Towarzyszki wspominają ją jako poważną, dobrą i bardzo wrażliwą młodą kobietę. Zdolna do opiekowania się innymi i zwracania uwagi na potrzeby wszystkich, była stawiana jako wzór do naśladowania. Emanowała dojrzałością wykraczającą poza jej lata, a jej obecność kojąco wpływała na otoczenie. W niej można było znaleźć starszą siostrę i prawdziwą przyjaciółkę, która wiedziała, jak w razie potrzeby zapanować nad sytuacją. Wzywano ją do wszystkiego. Jej prostota, wynikająca z mądrości i zmysłu praktycznego, udzielała się każdemu, kto tego potrzebował i za to wszyscy ją kochali.
Była świadectwem prawdziwego daru z siebie. Kochała i szanowała wszystkich. Nie była skłonna do nadużywania słów, a to, co mówiła, pochodziło z serca. Matka Judyta była bardzo wierna swojemu obowiązkowi adoracji i służby w autentycznym duchu Uczennicy Boskiego Mistrza, w doskonałej harmonii z duchem Założyciela, była uważna na jego słowo. Zwykle wcześnie rano medytowała nad jego pismami, czerpiąc z nich natchnienia, które zawsze napełniały ją nową energią i motywacją.

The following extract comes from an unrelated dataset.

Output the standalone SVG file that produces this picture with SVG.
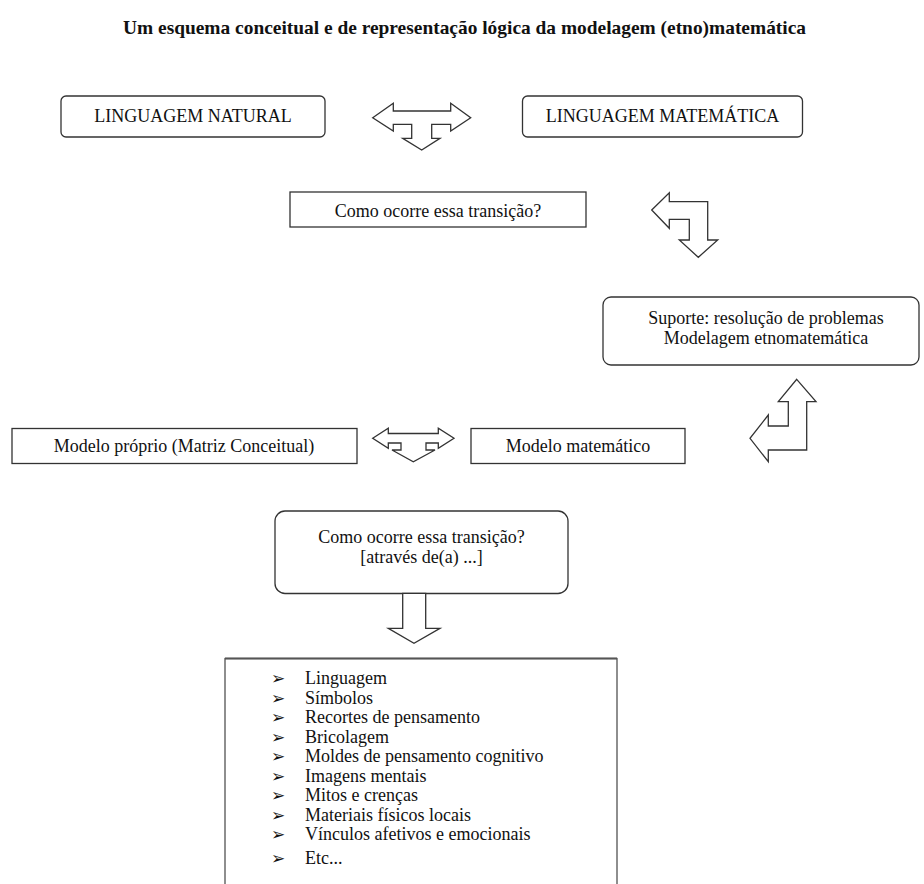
<svg xmlns="http://www.w3.org/2000/svg" width="924" height="884" viewBox="0 0 924 884">
<style>
.bx{fill:#fff;stroke:#333;stroke-width:1.3}
.ar{fill:#fff;stroke:#333;stroke-width:1.3;stroke-linejoin:miter}
.t{font-family:"Liberation Serif","Times New Roman",serif;font-size:18px;fill:#111}
.c{text-anchor:middle}
.title{font-family:"Liberation Serif","Times New Roman",serif;font-size:19.5px;font-weight:bold;fill:#111}
.bul{font-family:"DejaVu Sans",sans-serif;font-size:17px;fill:#111}
</style>
<rect width="924" height="884" fill="#fff"/>
<text class="title" x="123" y="34" textLength="683" lengthAdjust="spacingAndGlyphs">Um esquema conceitual e de representação lógica da modelagem (etno)matemática</text>

<g id="n-natural">
<rect class="bx" x="61" y="96" width="264" height="41" rx="5"/>
<text class="t c" x="193" y="122">LINGUAGEM NATURAL</text>
</g>
<g id="n-matematica">
<rect class="bx" x="522.5" y="96" width="280" height="41" rx="5"/>
<text class="t c" x="662.5" y="122">LINGUAGEM MATEMÁTICA</text>
</g>
<g id="n-transicao1">
<rect class="bx" x="290" y="192" width="296" height="35"/>
<text class="t c" x="438" y="216.5">Como ocorre essa transição?</text>
</g>
<g id="n-suporte">
<rect class="bx" x="603" y="297" width="316" height="68" rx="8"/>
<text class="t c" x="766" y="324">Suporte: resolução de problemas</text>
<text class="t c" x="766" y="344">Modelagem etnomatemática</text>
</g>
<g id="n-proprio">
<rect class="bx" x="12" y="428.5" width="345" height="35"/>
<text class="t c" x="184" y="452">Modelo próprio (Matriz Conceitual)</text>
</g>
<g id="n-modelo">
<rect class="bx" x="471" y="428.5" width="214" height="35"/>
<text class="t c" x="578" y="452">Modelo matemático</text>
</g>
<g id="n-transicao2">
<rect class="bx" x="275" y="511" width="293" height="82.5" rx="10"/>
<text class="t c" x="421.5" y="543">Como ocorre essa transição?</text>
<text class="t c" x="421.5" y="563">[através de(a) ...]</text>
</g>
<g id="n-lista">
<rect x="225" y="658.5" width="392" height="240" fill="#fff" stroke="#444" stroke-width="1.2"/>
<line x1="225" y1="658.5" x2="617" y2="658.5" stroke="#555" stroke-width="2.2"/>
<g class="bul">
<text x="271" y="684">➢</text>
<text x="271" y="703.5">➢</text>
<text x="271" y="723">➢</text>
<text x="271" y="742.5">➢</text>
<text x="271" y="762">➢</text>
<text x="271" y="781.5">➢</text>
<text x="271" y="801">➢</text>
<text x="271" y="820.5">➢</text>
<text x="271" y="840">➢</text>
<text x="271" y="863.5">➢</text>
</g>
<g class="t">
<text x="305" y="684">Linguagem</text>
<text x="305" y="703.5">Símbolos</text>
<text x="305" y="723">Recortes de pensamento</text>
<text x="305" y="742.5">Bricolagem</text>
<text x="305" y="762">Moldes de pensamento cognitivo</text>
<text x="305" y="781.5">Imagens mentais</text>
<text x="305" y="801">Mitos e crenças</text>
<text x="305" y="820.5">Materiais físicos locais</text>
<text x="305" y="840">Vínculos afetivos e emocionais</text>
<text x="305" y="863.5">Etc...</text>
</g>
</g>

<g id="connectors">
<path class="ar" d="M372.7,117.7 L393.3,103.3 L393.3,111 L450.7,111 L450.7,103.3 L470.7,117.7 L450.7,131 L450.7,124.3 L431.7,124.3 L431.7,138.3 L440,138.3 L421.7,150 L402.7,138.3 L411.7,138.3 L411.7,124.3 L393.3,124.3 L393.3,131 Z"/>
<path class="ar" d="M651.7,210 L669.3,192.7 L669.3,201.7 L707.7,201.7 L707.7,240 L717.7,240 L698.3,257.3 L679.3,240 L689.3,240 L689.3,219.3 L669.3,219.3 L669.3,228.3 Z"/>
<path class="ar" d="M796.7,379.3 L816,401.7 L806.7,401.7 L806.7,450 L768.3,450 L768.3,461.7 L750,438.3 L768.3,415 L768.3,426 L788.3,426 L788.3,401.7 L778.3,401.7 Z"/>
<path class="ar" d="M372.7,438.3 L388.3,428.3 L388.3,433.5 L438.3,433.5 L438.3,428.3 L454,438.3 L438.3,448.3 L438.3,443 L426,443 L426,450 L435,450 L413.3,461.7 L392,450 L401,450 L401,443 L388.3,443 L388.3,448.3 Z"/>
<path class="ar" d="M402.7,593.3 L425.7,593.3 L425.7,628.3 L440,628.3 L414,643.3 L388.3,628.3 L402.7,628.3 Z"/>
</g>
</svg>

Podziwiała ubóstwo Założyciela i pragnęła go naśladować w jego zachowywaniu wokół siebie środowiska prostoty i ubóstwa, co wyrażało się nawet w sposobie umeblowania i doborze rzeczy osobistych.
Często Pierwszy Mistrza wspominał o raju i zachęcał nas, abyśmy tam patrzyli. “Raj!”, “Spójrz tam!”, “Wejdź tam!” a Matka Judyta z wielką pewnością siebie i z właściwą sobie prostotą, pytała go, czy zabrałby ją ze sobą do Raju… On odpowiadał z wielkim uśmiechem i rozkładał szeroko ramiona, jakby chciał powiedzieć: to należy zostawić Panu! I rzeczywiście okazało się, że w Bożym planie jej odejście do Raju zostało przewidziane krótko po odejściu Założyciela!
Możemy powiedzieć o Matce Judycie to, co mówi się o św. Scholastyce, siostrze św. Benedykta: ona również, umieszczona obok charyzmatycznej postaci wielkiego kalibru, okazała się nie mniejsza, a Bóg wysłuchał i spełnił jej życzenie. Potężna i silna w miłości, była również związana z nim w świętości.